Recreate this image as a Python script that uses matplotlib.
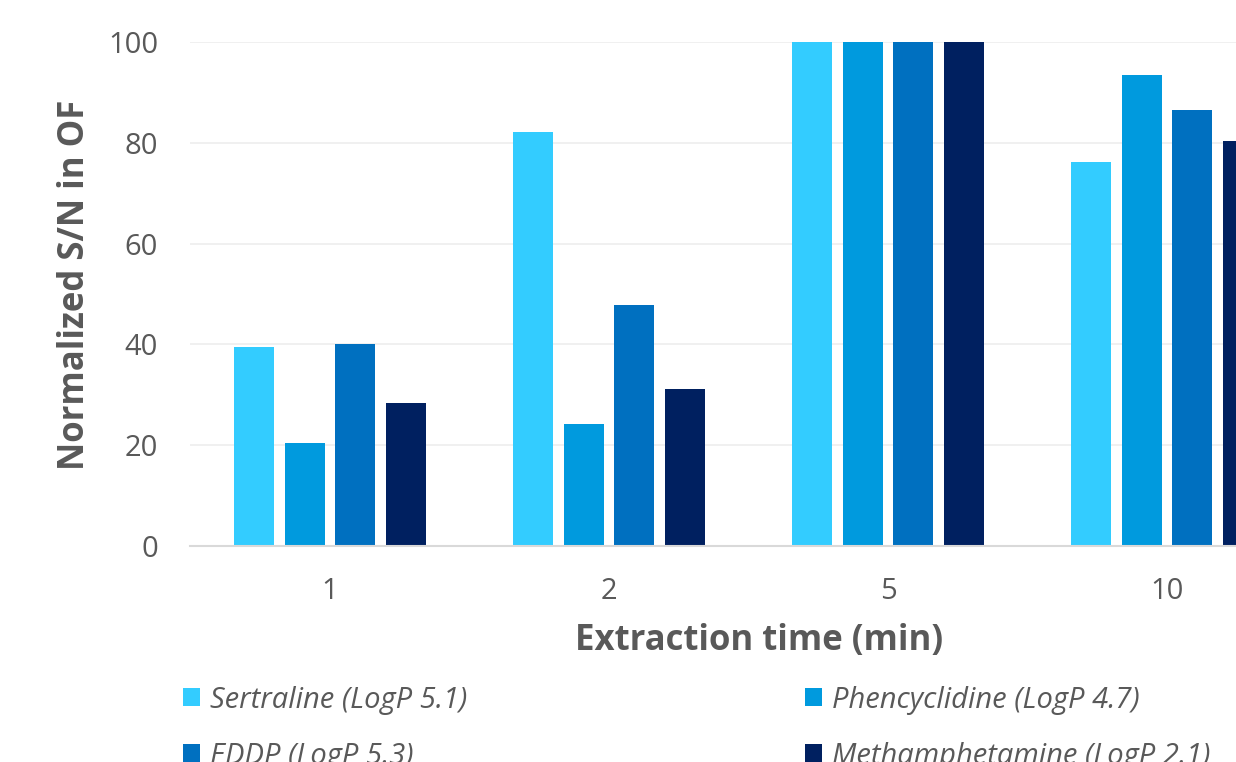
#!/usr/bin/env python3
"""Grouped bars: normalized S/N in oral fluid vs extraction time."""
import matplotlib
matplotlib.use("Agg")
import matplotlib.pyplot as plt
import numpy as np

times = ["1", "2", "5", "10"]
compounds = ["Sertraline (LogP 5.1)", "Phencyclidine (LogP 4.7)",
             "EDDP (LogP 5.3)", "Methamphetamine (LogP 2.1)"]
sertraline = [39.5, 82.1, 100, 76.1]
phencyclidine = [20.4, 24.2, 100, 93.4]
eddp = [40.1, 47.8, 100, 86.6]
methamphetamine = [28.4, 31.2, 100, 80.3]
colors = ["#33CCFF", "#009ADE", "#0070C0", "#002060"]

TXT = "#595959"
plt.rcParams["font.family"] = ["Open Sans", "DejaVu Sans"]

fig = plt.figure(figsize=(12.36, 7.62), dpi=100)
# plot area runs past the right edge, like the cropped original
ax = fig.add_axes([190 / 1236, 216 / 762, 1116.5 / 1236, 504 / 762])

x = np.arange(len(times))
width = 0.143
offsets = [-0.2716, -0.0907, 0.0907, 0.2716]
series = [sertraline, phencyclidine, eddp, methamphetamine]
bars = []
for vals, off, c, name in zip(series, offsets, colors, compounds):
    bars.append(ax.bar(x + off, vals, width, color=c, label=name, zorder=2))

ax.set_xlim(-0.502, 3.5)
ax.set_ylim(0, 100)
ax.set_yticks([0, 20, 40, 60, 80, 100])
ax.set_xticks(x)
ax.set_xticklabels(times)
ax.tick_params(length=0, labelsize=21, colors=TXT)
ax.tick_params(axis="y", pad=23)
ax.tick_params(axis="x", pad=22)
ax.grid(axis="y", color="#EDEDED", linewidth=1.2, zorder=0)
for s in ["top", "right", "left"]:
    ax.spines[s].set_visible(False)
ax.spines["bottom"].set_color("#D9D9D9")
ax.spines["bottom"].set_linewidth(1.5)

ax.set_xlabel("Extraction time (min)", fontsize=25, fontweight="bold", color=TXT)
ax.xaxis.set_label_coords(0.51, -0.152)
ax.set_ylabel("Normalized S/N in OF", fontsize=25, fontweight="bold", color=TXT)
ax.yaxis.set_label_coords(-0.087, 0.518)

# row-wise order: Sertraline, Phencyclidine / EDDP, Methamphetamine
order = [0, 2, 1, 3]
leg = fig.legend([bars[i] for i in order], [compounds[i] for i in order],
                 loc="upper left", bbox_to_anchor=(168 / 1236, 1 - 671 / 762),
                 ncol=2, frameon=False, borderpad=0,
                 prop={"size": 21, "style": "italic"},
                 handlelength=0.58, handleheight=0.58, handletextpad=0.35,
                 columnspacing=11.6, labelspacing=0.93)
for t in leg.get_texts():
    t.set_color(TXT)

fig.savefig("out.png", dpi=100)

◆ TASK DESCRIPTION
Each line of the material must be retyped exactly, except that images are omitted.

◆ EXERCISE SOLUTION
Recreate this image as a Python script that uses matplotlib.
#!/usr/bin/env python3
"""Grouped bars: normalized S/N in oral fluid vs extraction time."""
import matplotlib
matplotlib.use("Agg")
import matplotlib.pyplot as plt
import numpy as np

times = ["1", "2", "5", "10"]
compounds = ["Sertraline (LogP 5.1)", "Phencyclidine (LogP 4.7)",
             "EDDP (LogP 5.3)", "Methamphetamine (LogP 2.1)"]
sertraline = [39.5, 82.1, 100, 76.1]
phencyclidine = [20.4, 24.2, 100, 93.4]
eddp = [40.1, 47.8, 100, 86.6]
methamphetamine = [28.4, 31.2, 100, 80.3]
colors = ["#33CCFF", "#009ADE", "#0070C0", "#002060"]

TXT = "#595959"
plt.rcParams["font.family"] = ["Open Sans", "DejaVu Sans"]

fig = plt.figure(figsize=(12.36, 7.62), dpi=100)
# plot area runs past the right edge, like the cropped original
ax = fig.add_axes([190 / 1236, 216 / 762, 1116.5 / 1236, 504 / 762])

x = np.arange(len(times))
width = 0.143
offsets = [-0.2716, -0.0907, 0.0907, 0.2716]
series = [sertraline, phencyclidine, eddp, methamphetamine]
bars = []
for vals, off, c, name in zip(series, offsets, colors, compounds):
    bars.append(ax.bar(x + off, vals, width, color=c, label=name, zorder=2))

ax.set_xlim(-0.502, 3.5)
ax.set_ylim(0, 100)
ax.set_yticks([0, 20, 40, 60, 80, 100])
ax.set_xticks(x)
ax.set_xticklabels(times)
ax.tick_params(length=0, labelsize=21, colors=TXT)
ax.tick_params(axis="y", pad=23)
ax.tick_params(axis="x", pad=22)
ax.grid(axis="y", color="#EDEDED", linewidth=1.2, zorder=0)
for s in ["top", "right", "left"]:
    ax.spines[s].set_visible(False)
ax.spines["bottom"].set_color("#D9D9D9")
ax.spines["bottom"].set_linewidth(1.5)

ax.set_xlabel("Extraction time (min)", fontsize=25, fontweight="bold", color=TXT)
ax.xaxis.set_label_coords(0.51, -0.152)
ax.set_ylabel("Normalized S/N in OF", fontsize=25, fontweight="bold", color=TXT)
ax.yaxis.set_label_coords(-0.087, 0.518)

# row-wise order: Sertraline, Phencyclidine / EDDP, Methamphetamine
order = [0, 2, 1, 3]
leg = fig.legend([bars[i] for i in order], [compounds[i] for i in order],
                 loc="upper left", bbox_to_anchor=(168 / 1236, 1 - 671 / 762),
                 ncol=2, frameon=False, borderpad=0,
                 prop={"size": 21, "style": "italic"},
                 handlelength=0.58, handleheight=0.58, handletextpad=0.35,
                 columnspacing=11.6, labelspacing=0.93)
for t in leg.get_texts():
    t.set_color(TXT)

fig.savefig("out.png", dpi=100)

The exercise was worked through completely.